Why do you need to scare the sh*t out of yourself?
Because the quality of your life could depend on it.
Time researchers show that having a life with a lot of novelty, change, and deep emotions will imprint more deeply in your memory.
Why do you want this?
It means that when you reflect upon your last day, week, month — or even your entire life — you will feel like time is subjectively longer no matter how much time it actually took.
Tim Urban, creator of the Wait But Why blog, sells a calendar on his site where you can literally cross off your week-by-week based on a 90-year lifetime.
He wrote an article in The New York Times and said:
That’s one box for every week of a 90-year life. It often feels like we have countless weeks ahead of us. But actually, it’s just a few thousand — a small-enough number to fit neatly in a single image.
Once you visualize the human life span, it becomes clear that so many parts of life we think of as “countless” are in fact quite countable.
These two delusions — that we have countless time ahead of us and that we can’t change our course — are a recipe for complacency.
When you see your life laid out like this, where you can cross off the time you’ve lived versus the potential time you have left, you may start to get into what he calls “Depressing Math.”
Here’s the good news!
The good news about being human is that we have choices. We can re-prioritize and influence our outcomes by making different decisions.
We underestimate future possibilities for the same reason we overestimate the time we have left with those we love: our intuition is not very imaginative. It’s a human instinct to believe the life we’re used to is how things will always be, both the good parts and the bad.
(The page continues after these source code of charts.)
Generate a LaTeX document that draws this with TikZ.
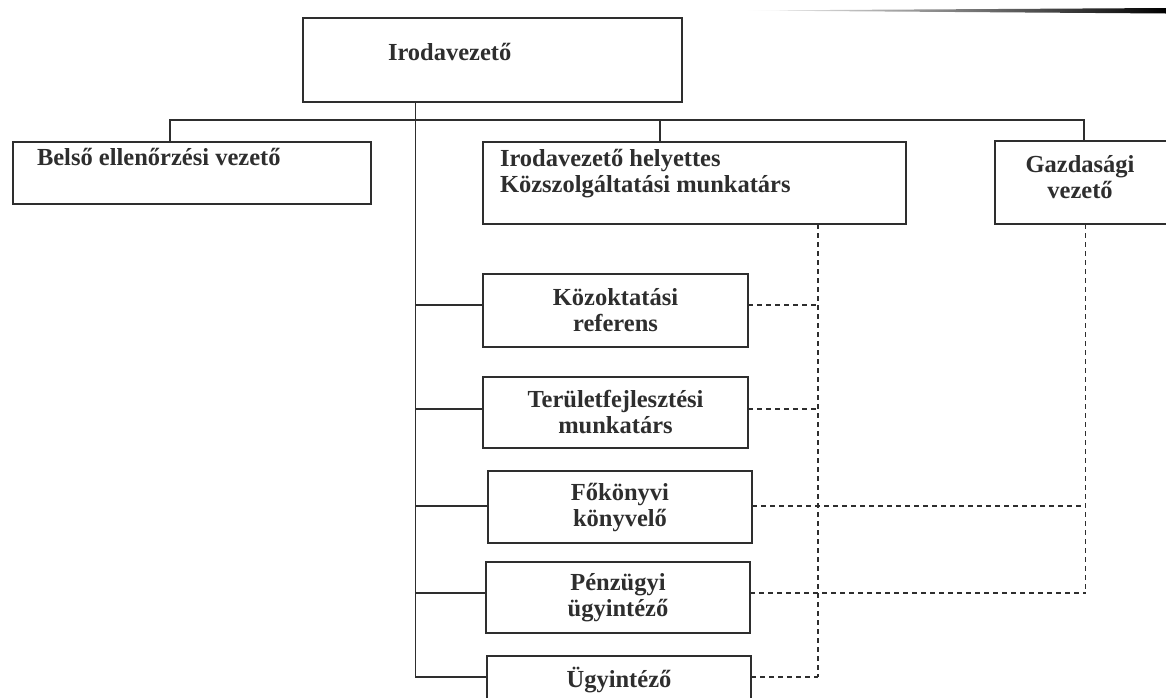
\documentclass[tikz,border=0pt]{standalone}
\usepackage{fontspec}
\setmainfont{Liberation Serif}
\newcommand\boxfont{\fontsize{24.5}{26}\selectfont\bfseries}
\definecolor{ink}{rgb}{0.18,0.18,0.18}
\tikzset{
  x=1pt, y=-1pt,
  orgbox/.style={draw=ink, line width=2.2pt, inner sep=0pt, outer sep=0pt,
                 align=center, font=\boxfont, text=ink},
  lbl/.style={inner sep=0pt, outer sep=0pt, font=\boxfont, text=ink},
  link/.style={draw=ink, line width=1.9pt},
  dashlink/.style={draw=ink, line width=1.9pt, dash pattern=on 5pt off 4pt},
}
\begin{document}
\begin{tikzpicture}
\useasboundingbox (0,0) rectangle (1166,697);

% page-edge shadow along the top
\shade[left color=white, right color=black] (745,10.5) -- (1166,8) -- (1166,13.5) -- cycle;

% boxes
\node[orgbox, minimum width=379pt, minimum height=84pt] (top) at (492.5,60) {};
\node[lbl, anchor=base west] (topT) at (388,60) {Irodavezető};

\node[orgbox, minimum width=358pt, minimum height=62pt] (belso) at (192,173) {};
\node[lbl, anchor=base west] (belsoT) at (37,165) {Belső ellenőrzési vezető};

\node[orgbox, minimum width=423pt, minimum height=82pt] (helyettes) at (694.5,183) {};
\node[lbl, anchor=west, align=left] (helyettesT) at (500,173.5)
  {Irodavezető helyettes\\Közszolgáltatási munkatárs};

\node[orgbox, minimum width=200pt, minimum height=83pt] (gazd) at (1095,182.5) {};
\node[lbl, align=center] (gazdT) at (1080,177) {Gazdasági\\vezető};

\node[orgbox, minimum width=265pt, minimum height=73pt] (kozokt) at (615.5,310.5) {Közoktatási\\referens};
\node[orgbox, minimum width=265pt, minimum height=71pt] (terulet) at (615.5,412.5) {Területfejlesztési\\munkatárs};
\node[orgbox, minimum width=264pt, minimum height=72pt] (fokonyv) at (620,507) {Főkönyvi\\könyvelő};
\node[orgbox, minimum width=264pt, minimum height=71pt] (penzugy) at (618,597.5) {Pénzügyi\\ügyintéző};
\node[orgbox, minimum width=264pt, minimum height=80pt] (ugyint) at (619,696) {};
\node[lbl, anchor=base] (ugyintT) at (619,687) {Ügyintéző};

% connection points on the side boxes
\coordinate (kW) at ([yshift=5.5pt]kozokt.west);   \coordinate (kE) at ([yshift=5.5pt]kozokt.east);
\coordinate (tW) at ([yshift=3.5pt]terulet.west);  \coordinate (tE) at ([yshift=3.5pt]terulet.east);
\coordinate (fW) at ([yshift=1pt]fokonyv.west);    \coordinate (fE) at ([yshift=1pt]fokonyv.east);
\coordinate (pW) at ([yshift=4.5pt]penzugy.west);  \coordinate (pE) at ([yshift=4.5pt]penzugy.east);
\coordinate (uW) at ([yshift=19pt]ugyint.west);    \coordinate (uE) at ([yshift=19pt]ugyint.east);

% line guides
\coordinate (spine) at (415.5,0);
\coordinate (busL) at (170,120);
\coordinate (busH) at (660,120);
\coordinate (busR) at (1084,120);
\coordinate (dL) at (818,0);
\coordinate (dR) at (1085.5,0);

% line of command
\draw[link] (busL |- belso.north) -- (busL) -- (busR) -- (busR |- gazd.north);
\draw[link] (busH) -- (busH |- helyettes.north);
\draw[link] (spine |- top.south) -- (spine |- uW) -- (uW);
\draw[link] (spine |- kW) -- (kW);
\draw[link] (spine |- tW) -- (tW);
\draw[link] (spine |- fW) -- (fW);
\draw[link] (spine |- pW) -- (pW);

% professional supervision
\draw[dashlink] (dL |- helyettes.south) -- (dL |- uE);
\draw[dashlink] (kE) -- (dL |- kE);
\draw[dashlink] (tE) -- (dL |- tE);
\draw[dashlink] (uE) -- (dL |- uE);
\draw[dashlink] (dR |- gazd.south) -- (dR |- pE);
\draw[dashlink] (fE) -- (dR |- fE);
\draw[dashlink] (pE) -- (dR |- pE);
\end{tikzpicture}
\end{document}
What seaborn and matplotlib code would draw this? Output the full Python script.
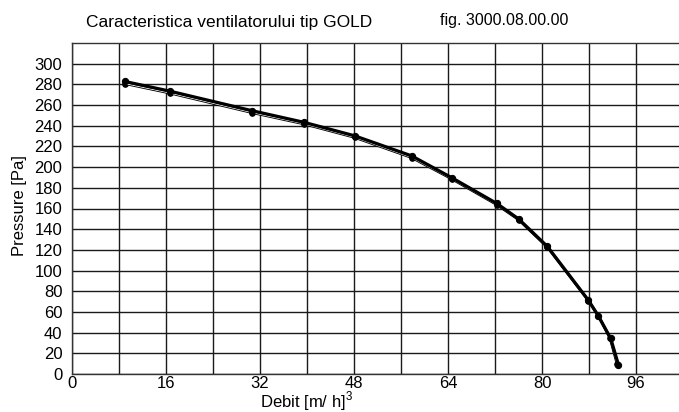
import matplotlib
matplotlib.use("Agg")
import matplotlib.pyplot as plt
import seaborn as sns
import pandas as pd
import numpy as np

# Data
debit_thick = [9.0, 16.7, 30.6, 39.5, 48.1, 57.8, 64.6, 72.3, 76.0, 80.9, 87.9, 89.6, 91.7, 93.0]
pressure_thick = [282.8, 273.4, 254.6, 243.3, 230.3, 210.9, 189.9, 164.9, 150.0, 123.4, 71.3, 56.1, 34.4, 9.1]
debit_thin = [9.0, 16.7, 30.6, 39.5, 48.1, 57.8, 64.6, 72.3, 76.0, 80.9, 87.9, 89.6, 91.6, 92.8]
pressure_thin = [280.8, 271.6, 252.8, 241.8, 228.8, 209.3, 188.8, 163.8, 149.3, 122.8, 71.0, 56.0, 34.5, 9.5]

x_tick_values = list(range(0, 104, 8))
x_tick_labels = [str(v) if v % 16 == 0 else "" for v in x_tick_values]
y_tick_values = list(range(0, 320, 20))

title_text = "Caracteristica ventilatorului tip GOLD"
fig_text = "fig. 3000.08.00.00"
x_label = "Debit [m/ h]$^3$"
y_label = "Pressure [Pa]"

sns.set_style("white")
plt.rcParams['font.family'] = ['Liberation Sans', 'DejaVu Sans']
plt.rcParams['mathtext.fontset'] = 'custom'
plt.rcParams['mathtext.rm'] = 'Liberation Sans'
for key in ['text.color', 'axes.labelcolor', 'xtick.color', 'ytick.color']:
    plt.rcParams[key] = 'black'

fig = plt.figure(figsize=(6.79, 4.12), dpi=100)
ax = fig.add_axes([72/679, 38/412, (679-72)/679, (374-43)/412])

df_thin = pd.DataFrame({"Debit": debit_thin, "Pressure": pressure_thin})
df_thick = pd.DataFrame({"Debit": debit_thick, "Pressure": pressure_thick})

sns.lineplot(data=df_thin, x="Debit", y="Pressure", ax=ax, color="black", lw=2.0,
             marker="o", markersize=4, markeredgecolor="black", sort=False, zorder=3)
sns.lineplot(data=df_thin, x="Debit", y="Pressure", ax=ax, color="white", lw=0.7,
             sort=False, zorder=4)
sns.lineplot(data=df_thick, x="Debit", y="Pressure", ax=ax, color="black", lw=2.3,
             marker="o", markersize=4.5, markeredgecolor="black", sort=False, zorder=5)

ax.set_xlim(0, 16*(679-72)/94)
ax.set_ylim(0, 320)
ax.set_xticks(x_tick_values)
ax.set_xticklabels(x_tick_labels, fontsize=12)
ax.set_yticks(y_tick_values)
ax.set_yticklabels([str(v) for v in y_tick_values], fontsize=12)
ax.tick_params(axis="y", length=0, pad=7)
ax.tick_params(axis="x", length=0, pad=1.5)
ax.grid(True, color="#1a1a1a", lw=1.0)
ax.set_axisbelow(True)
for s in ["top", "left", "bottom"]:
    ax.spines[s].set_color("#333333")
    ax.spines[s].set_linewidth(1.0)
ax.spines["right"].set_visible(False)

ax.set_xlabel(x_label, fontsize=12)
ax.xaxis.set_label_coords((307-72)/607, -0.046)
ax.set_ylabel(y_label, fontsize=12)
ax.yaxis.set_label_coords(-0.074, 0.51)

fig.text(86/679, 1-22/412, title_text, fontsize=12.5, ha="left", va="center")
fig.text(440/679, 1-20/412, fig_text, fontsize=11.5, ha="left", va="center")

fig.savefig("out.png", dpi=100)
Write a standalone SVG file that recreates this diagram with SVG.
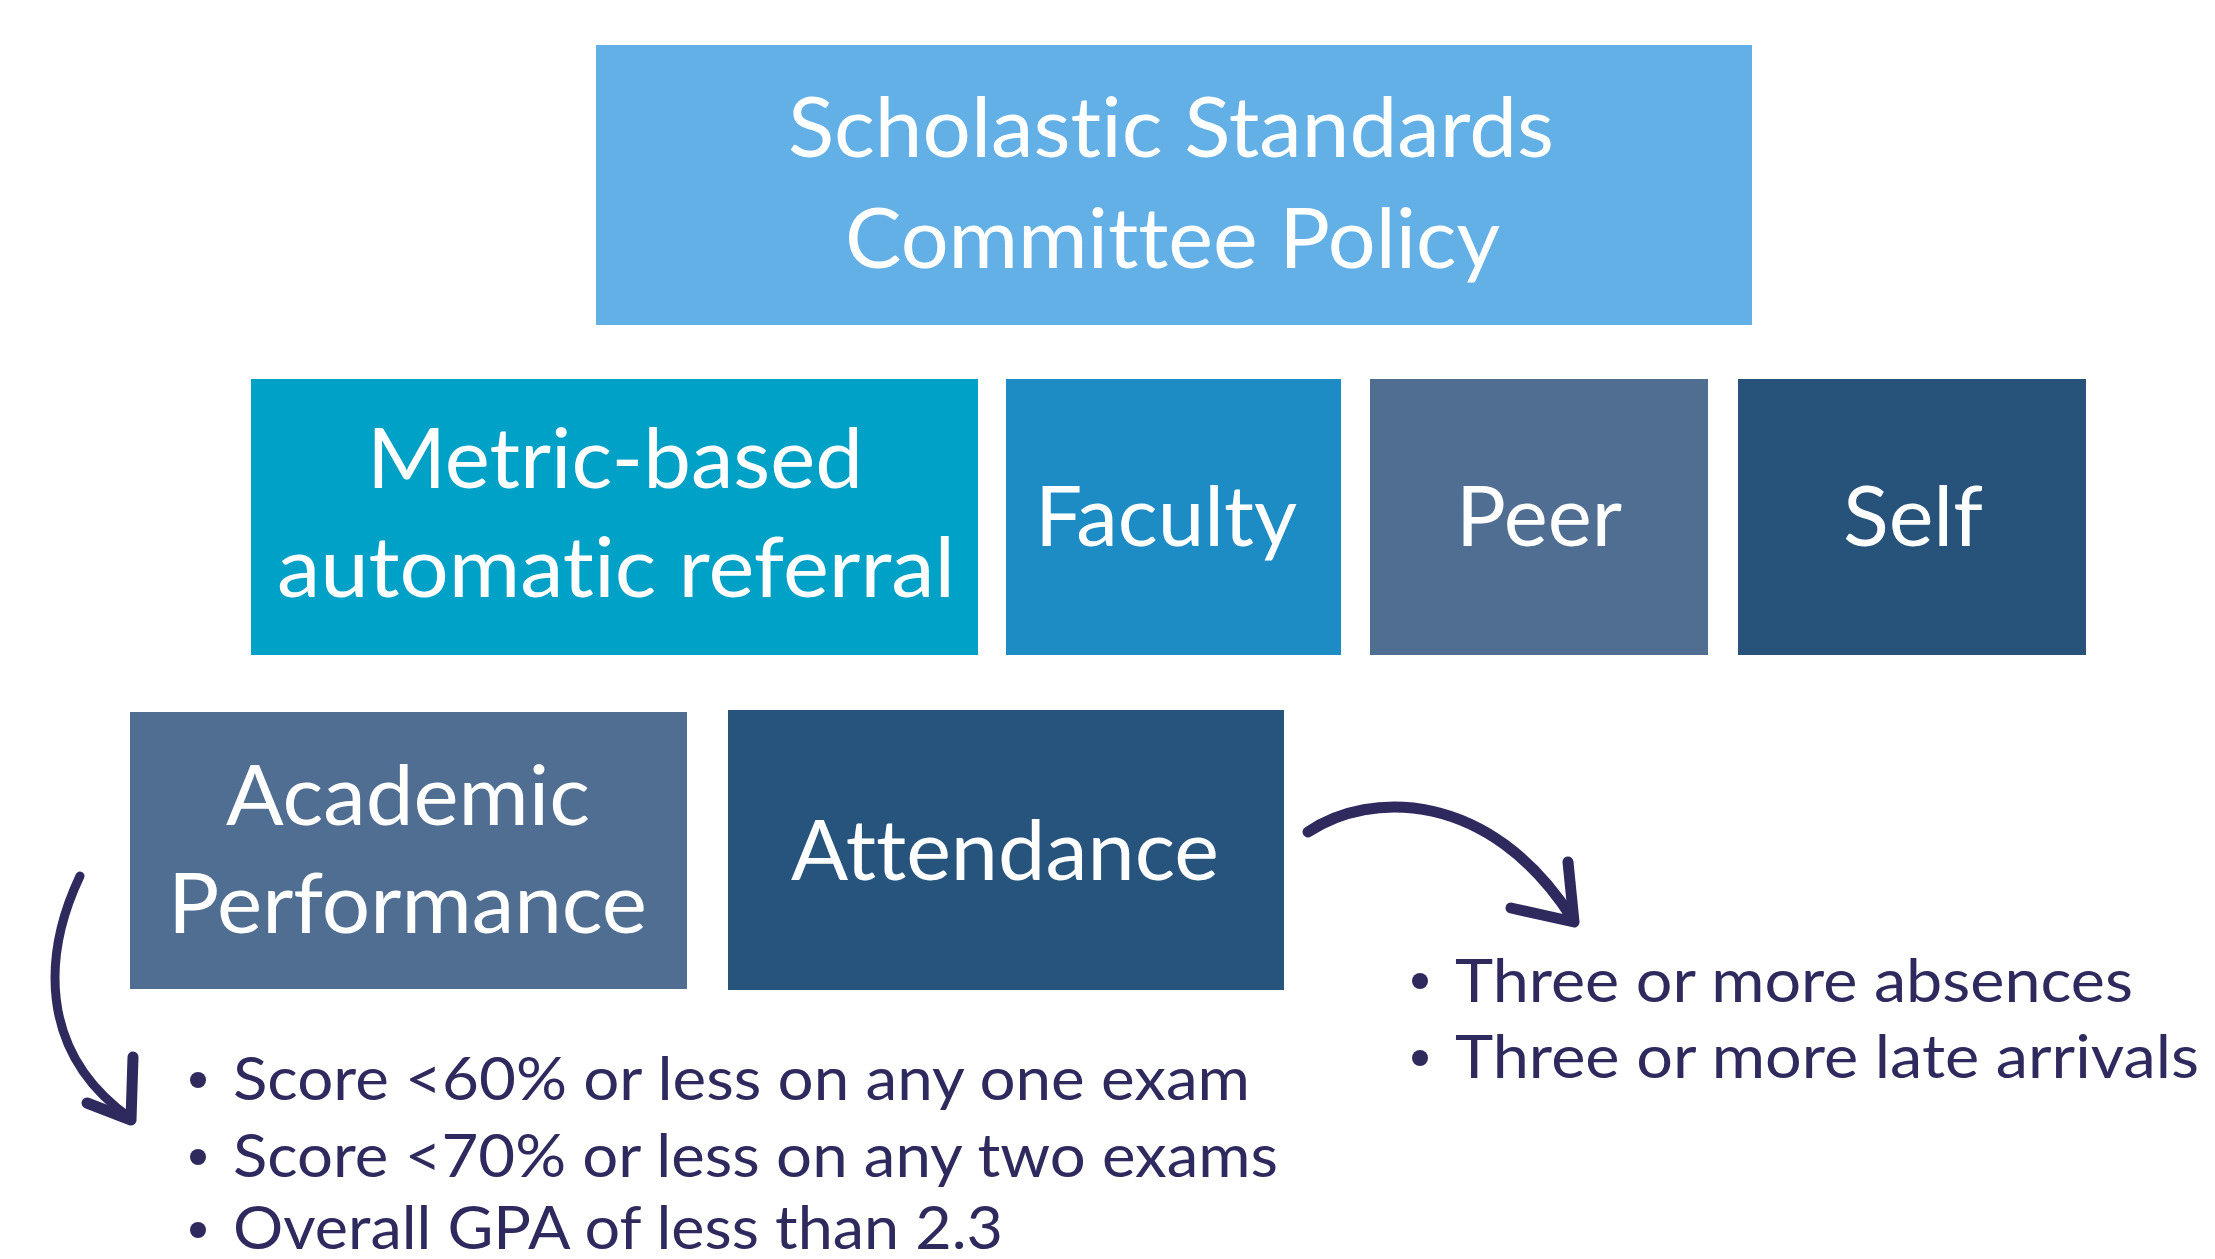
<svg xmlns="http://www.w3.org/2000/svg" width="2215" height="1259" viewBox="0 0 2215 1259">
<style>
.box text{font-family:Lato,"Open Sans","Liberation Sans",sans-serif;fill:#ffffff;font-size:84px;font-variant-ligatures:none;font-feature-settings:"liga" 0}
.bul text{font-family:Lato,"Open Sans","Liberation Sans",sans-serif;fill:#2e2a5e;font-size:60px;font-variant-ligatures:none;font-feature-settings:"liga" 0}
.arr path{fill:none;stroke:#2e2a5e;stroke-linecap:round;stroke-linejoin:round}
.dot{fill:#2e2a5e}
</style>
<rect width="2215" height="1259" fill="#ffffff"/>
<g id="node-policy" class="box">
<rect x="596" y="45" width="1156" height="280" fill="#62b0e5"/>
<text x="788" y="157" textLength="766" lengthAdjust="spacingAndGlyphs">Scholastic Standards</text>
<text x="845" y="268" textLength="655" lengthAdjust="spacingAndGlyphs">Committee Policy</text>
</g>
<g id="node-metric" class="box">
<rect x="251" y="379" width="727" height="276" fill="#00a1c7"/>
<text x="367" y="488" textLength="496" lengthAdjust="spacingAndGlyphs">Metric-based</text>
<text x="277" y="597" textLength="678" lengthAdjust="spacingAndGlyphs">automatic referral</text>
</g>
<g id="node-faculty" class="box">
<rect x="1006" y="379" width="335" height="276" fill="#1e8cc4"/>
<text x="1035" y="546" textLength="262" lengthAdjust="spacingAndGlyphs">Faculty</text>
</g>
<g id="node-peer" class="box">
<rect x="1370" y="379" width="338" height="276" fill="#4f6e91"/>
<text x="1456" y="546" textLength="166" lengthAdjust="spacingAndGlyphs">Peer</text>
</g>
<g id="node-self" class="box">
<rect x="1738" y="379" width="348" height="276" fill="#27537b"/>
<text x="1843" y="546" textLength="140" lengthAdjust="spacingAndGlyphs">Self</text>
</g>
<g id="node-academic" class="box">
<rect x="130" y="712" width="557" height="277" fill="#4f6e91"/>
<text x="226" y="825" textLength="364" lengthAdjust="spacingAndGlyphs">Academic</text>
<text x="168" y="933" textLength="479" lengthAdjust="spacingAndGlyphs">Performance</text>
</g>
<g id="node-attendance" class="box">
<rect x="728" y="710" width="556" height="280" fill="#27547d"/>
<text x="791" y="880" textLength="428" lengthAdjust="spacingAndGlyphs">Attendance</text>
</g>
<g id="list-academic" class="bul">
<circle class="dot" cx="198" cy="1080" r="8"/>
<circle class="dot" cx="198" cy="1157" r="8"/>
<circle class="dot" cx="198" cy="1230" r="8"/>
<text x="233" y="1100" textLength="1017" lengthAdjust="spacingAndGlyphs">Score &lt;60% or less on any one exam</text>
<text x="233" y="1177" textLength="1045" lengthAdjust="spacingAndGlyphs">Score &lt;70% or less on any two exams</text>
<text x="233" y="1249" textLength="770" lengthAdjust="spacingAndGlyphs">Overall GPA of less than 2.3</text>
</g>
<g id="list-attendance" class="bul">
<circle class="dot" cx="1420" cy="981" r="8"/>
<circle class="dot" cx="1420" cy="1058" r="8"/>
<text x="1455" y="1002" textLength="678" lengthAdjust="spacingAndGlyphs">Three or more absences</text>
<text x="1455" y="1078" textLength="744" lengthAdjust="spacingAndGlyphs">Three or more late arrivals</text>
</g>
<g id="connectors" class="arr">
<path d="M80 876 C45 950 35 1050 130 1118" stroke-width="9"/>
<path d="M87 1103 L131 1120 L133 1057" stroke-width="11"/>
<path d="M1308 832 C1370 790 1490 790 1572 918" stroke-width="11"/>
<path d="M1511 908 L1574 922 L1568 862" stroke-width="11"/>
</g>
</svg>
We think a lot about those black lines: the roads not taken, the opportunities missed, the ones that got away. But most of us greatly underestimate the size of the lush green tree of possibilities that lie ahead of us.
I’m grateful I paddled out. I’ll do it again. I’ll get stronger.
I’ll feel good crossing off the days, weeks, and months because I’m aiming to exist in that lush green tree of possibilities.
If you’ve been sitting on the fence about doing something your heart truly desires, leaping into your purpose, or standing up for what you believe in, perhaps seeing it laid out in these visuals is a helpful way to do something that freaks you out in the best of ways. ♡
Love,
Judy
P.S. This story was inspired by a recent RadioLab podcast episode I listened to. I highly recommend The New York Times article by Tim Urban too, to see a visual representation of how much time you have with those you love.